*Exercise brief*.
Going from the top of the data below, give again each line through the one containing "const tempTicks = [100, 200, 300, 400, 500, 600]", both ends kept.

*Data block*.
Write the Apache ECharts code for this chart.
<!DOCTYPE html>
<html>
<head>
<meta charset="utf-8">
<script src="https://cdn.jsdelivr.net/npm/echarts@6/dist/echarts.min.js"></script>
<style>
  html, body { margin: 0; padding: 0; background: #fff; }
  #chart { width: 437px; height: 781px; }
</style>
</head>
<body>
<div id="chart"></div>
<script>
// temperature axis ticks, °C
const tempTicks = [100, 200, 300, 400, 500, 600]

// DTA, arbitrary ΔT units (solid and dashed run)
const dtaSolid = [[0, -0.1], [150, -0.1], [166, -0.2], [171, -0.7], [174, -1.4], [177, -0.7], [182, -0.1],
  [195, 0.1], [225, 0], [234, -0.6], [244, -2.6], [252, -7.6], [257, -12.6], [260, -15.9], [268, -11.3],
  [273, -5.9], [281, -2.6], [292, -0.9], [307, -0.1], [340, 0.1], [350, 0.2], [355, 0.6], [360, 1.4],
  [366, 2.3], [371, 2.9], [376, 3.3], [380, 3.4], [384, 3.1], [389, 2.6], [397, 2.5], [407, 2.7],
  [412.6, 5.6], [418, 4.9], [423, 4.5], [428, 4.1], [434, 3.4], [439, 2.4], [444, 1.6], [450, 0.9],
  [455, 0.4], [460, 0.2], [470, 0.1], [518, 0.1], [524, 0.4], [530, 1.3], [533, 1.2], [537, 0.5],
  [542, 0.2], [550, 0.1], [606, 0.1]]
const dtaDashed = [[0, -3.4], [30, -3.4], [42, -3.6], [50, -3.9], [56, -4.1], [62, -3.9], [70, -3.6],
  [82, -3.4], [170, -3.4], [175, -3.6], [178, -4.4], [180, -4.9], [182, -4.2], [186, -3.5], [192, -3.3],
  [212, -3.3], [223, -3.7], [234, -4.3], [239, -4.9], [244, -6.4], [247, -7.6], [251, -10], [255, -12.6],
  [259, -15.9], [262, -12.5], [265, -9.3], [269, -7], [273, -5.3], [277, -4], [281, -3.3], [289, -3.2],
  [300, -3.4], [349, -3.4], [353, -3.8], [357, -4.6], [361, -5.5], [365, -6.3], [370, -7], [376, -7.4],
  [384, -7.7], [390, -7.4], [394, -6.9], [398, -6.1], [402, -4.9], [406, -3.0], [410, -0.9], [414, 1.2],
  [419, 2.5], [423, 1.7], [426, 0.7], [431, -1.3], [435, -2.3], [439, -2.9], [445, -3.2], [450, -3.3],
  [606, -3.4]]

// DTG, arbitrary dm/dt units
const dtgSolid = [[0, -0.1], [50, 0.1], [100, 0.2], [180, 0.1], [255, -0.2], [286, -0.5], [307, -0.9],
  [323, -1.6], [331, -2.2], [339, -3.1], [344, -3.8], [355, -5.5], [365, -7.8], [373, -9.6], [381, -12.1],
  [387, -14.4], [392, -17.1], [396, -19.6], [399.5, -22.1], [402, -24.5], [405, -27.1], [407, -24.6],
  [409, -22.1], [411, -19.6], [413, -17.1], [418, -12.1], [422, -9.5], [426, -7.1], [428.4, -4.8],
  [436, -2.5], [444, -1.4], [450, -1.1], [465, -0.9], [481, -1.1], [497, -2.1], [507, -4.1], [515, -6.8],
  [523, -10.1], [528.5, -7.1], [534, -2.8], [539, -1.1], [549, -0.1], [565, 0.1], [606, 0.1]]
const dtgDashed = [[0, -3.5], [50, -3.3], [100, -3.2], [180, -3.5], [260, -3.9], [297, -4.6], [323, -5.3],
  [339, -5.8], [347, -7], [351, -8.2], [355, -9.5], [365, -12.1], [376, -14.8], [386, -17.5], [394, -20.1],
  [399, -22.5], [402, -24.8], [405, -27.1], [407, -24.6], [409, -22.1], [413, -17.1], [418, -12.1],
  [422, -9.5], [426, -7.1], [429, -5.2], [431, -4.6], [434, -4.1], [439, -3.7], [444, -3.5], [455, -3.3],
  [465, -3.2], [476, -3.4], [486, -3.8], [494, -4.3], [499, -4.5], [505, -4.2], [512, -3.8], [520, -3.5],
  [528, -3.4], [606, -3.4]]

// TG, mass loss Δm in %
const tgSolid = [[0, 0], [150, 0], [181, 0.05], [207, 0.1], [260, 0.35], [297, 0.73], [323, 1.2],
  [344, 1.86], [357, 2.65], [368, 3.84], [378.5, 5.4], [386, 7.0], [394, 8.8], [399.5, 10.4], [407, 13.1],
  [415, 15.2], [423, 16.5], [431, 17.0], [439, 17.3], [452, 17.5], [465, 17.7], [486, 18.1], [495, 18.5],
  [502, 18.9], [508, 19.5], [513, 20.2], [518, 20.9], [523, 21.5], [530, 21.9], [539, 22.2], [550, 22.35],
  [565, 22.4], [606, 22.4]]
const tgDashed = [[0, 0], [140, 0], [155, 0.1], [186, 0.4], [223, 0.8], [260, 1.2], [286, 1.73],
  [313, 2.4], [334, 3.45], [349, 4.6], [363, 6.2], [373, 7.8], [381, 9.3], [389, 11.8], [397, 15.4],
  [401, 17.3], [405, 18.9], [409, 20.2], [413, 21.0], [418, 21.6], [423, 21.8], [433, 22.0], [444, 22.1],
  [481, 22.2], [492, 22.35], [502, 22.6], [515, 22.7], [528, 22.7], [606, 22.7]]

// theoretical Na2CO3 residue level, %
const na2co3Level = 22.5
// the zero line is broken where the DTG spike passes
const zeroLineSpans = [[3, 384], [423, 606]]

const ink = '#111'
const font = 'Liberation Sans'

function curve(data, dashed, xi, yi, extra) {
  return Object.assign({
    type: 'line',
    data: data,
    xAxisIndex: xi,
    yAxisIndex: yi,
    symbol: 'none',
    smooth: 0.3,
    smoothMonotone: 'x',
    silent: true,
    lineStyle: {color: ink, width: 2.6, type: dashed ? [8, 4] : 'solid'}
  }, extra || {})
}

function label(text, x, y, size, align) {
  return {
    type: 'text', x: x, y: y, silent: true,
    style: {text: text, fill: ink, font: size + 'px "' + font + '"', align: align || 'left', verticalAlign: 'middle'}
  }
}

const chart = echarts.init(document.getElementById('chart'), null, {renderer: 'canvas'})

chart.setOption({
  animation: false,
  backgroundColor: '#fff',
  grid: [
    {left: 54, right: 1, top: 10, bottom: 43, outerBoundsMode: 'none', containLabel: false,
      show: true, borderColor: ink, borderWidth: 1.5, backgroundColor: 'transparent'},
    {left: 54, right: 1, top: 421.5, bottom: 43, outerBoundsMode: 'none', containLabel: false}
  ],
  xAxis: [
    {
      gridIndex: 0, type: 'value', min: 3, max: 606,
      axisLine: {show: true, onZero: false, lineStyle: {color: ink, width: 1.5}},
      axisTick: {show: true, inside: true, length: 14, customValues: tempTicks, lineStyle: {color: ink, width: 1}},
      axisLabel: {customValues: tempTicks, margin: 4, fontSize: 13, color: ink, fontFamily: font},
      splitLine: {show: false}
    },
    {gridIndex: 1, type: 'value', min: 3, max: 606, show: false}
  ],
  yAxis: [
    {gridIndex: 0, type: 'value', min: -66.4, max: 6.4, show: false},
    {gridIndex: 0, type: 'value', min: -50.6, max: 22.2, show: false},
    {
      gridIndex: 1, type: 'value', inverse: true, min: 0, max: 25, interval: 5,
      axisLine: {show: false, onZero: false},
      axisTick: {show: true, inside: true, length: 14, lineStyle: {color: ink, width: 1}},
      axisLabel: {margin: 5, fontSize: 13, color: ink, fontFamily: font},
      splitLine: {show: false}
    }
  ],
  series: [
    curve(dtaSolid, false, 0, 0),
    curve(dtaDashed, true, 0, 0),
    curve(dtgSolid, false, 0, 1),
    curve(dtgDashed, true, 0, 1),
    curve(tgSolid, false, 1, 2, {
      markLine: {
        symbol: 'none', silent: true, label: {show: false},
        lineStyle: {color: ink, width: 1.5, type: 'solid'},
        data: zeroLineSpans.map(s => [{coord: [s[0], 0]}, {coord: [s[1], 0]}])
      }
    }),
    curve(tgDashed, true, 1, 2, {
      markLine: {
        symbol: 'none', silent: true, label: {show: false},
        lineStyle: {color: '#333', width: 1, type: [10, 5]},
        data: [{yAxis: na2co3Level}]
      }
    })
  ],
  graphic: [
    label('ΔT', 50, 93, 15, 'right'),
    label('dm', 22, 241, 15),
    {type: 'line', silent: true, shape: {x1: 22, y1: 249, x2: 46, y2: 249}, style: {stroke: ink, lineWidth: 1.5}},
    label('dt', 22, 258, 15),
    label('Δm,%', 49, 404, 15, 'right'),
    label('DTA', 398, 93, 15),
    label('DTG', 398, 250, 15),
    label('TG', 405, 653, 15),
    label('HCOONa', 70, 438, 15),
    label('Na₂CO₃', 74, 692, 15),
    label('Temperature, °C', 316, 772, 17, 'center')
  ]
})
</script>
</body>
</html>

*Reply to the task*.
Write the Apache ECharts code for this chart.
<!DOCTYPE html>
<html>
<head>
<meta charset="utf-8">
<script src="https://cdn.jsdelivr.net/npm/echarts@6/dist/echarts.min.js"></script>
<style>
  html, body { margin: 0; padding: 0; background: #fff; }
  #chart { width: 437px; height: 781px; }
</style>
</head>
<body>
<div id="chart"></div>
<script>
// temperature axis ticks, °C
const tempTicks = [100, 200, 300, 400, 500, 600]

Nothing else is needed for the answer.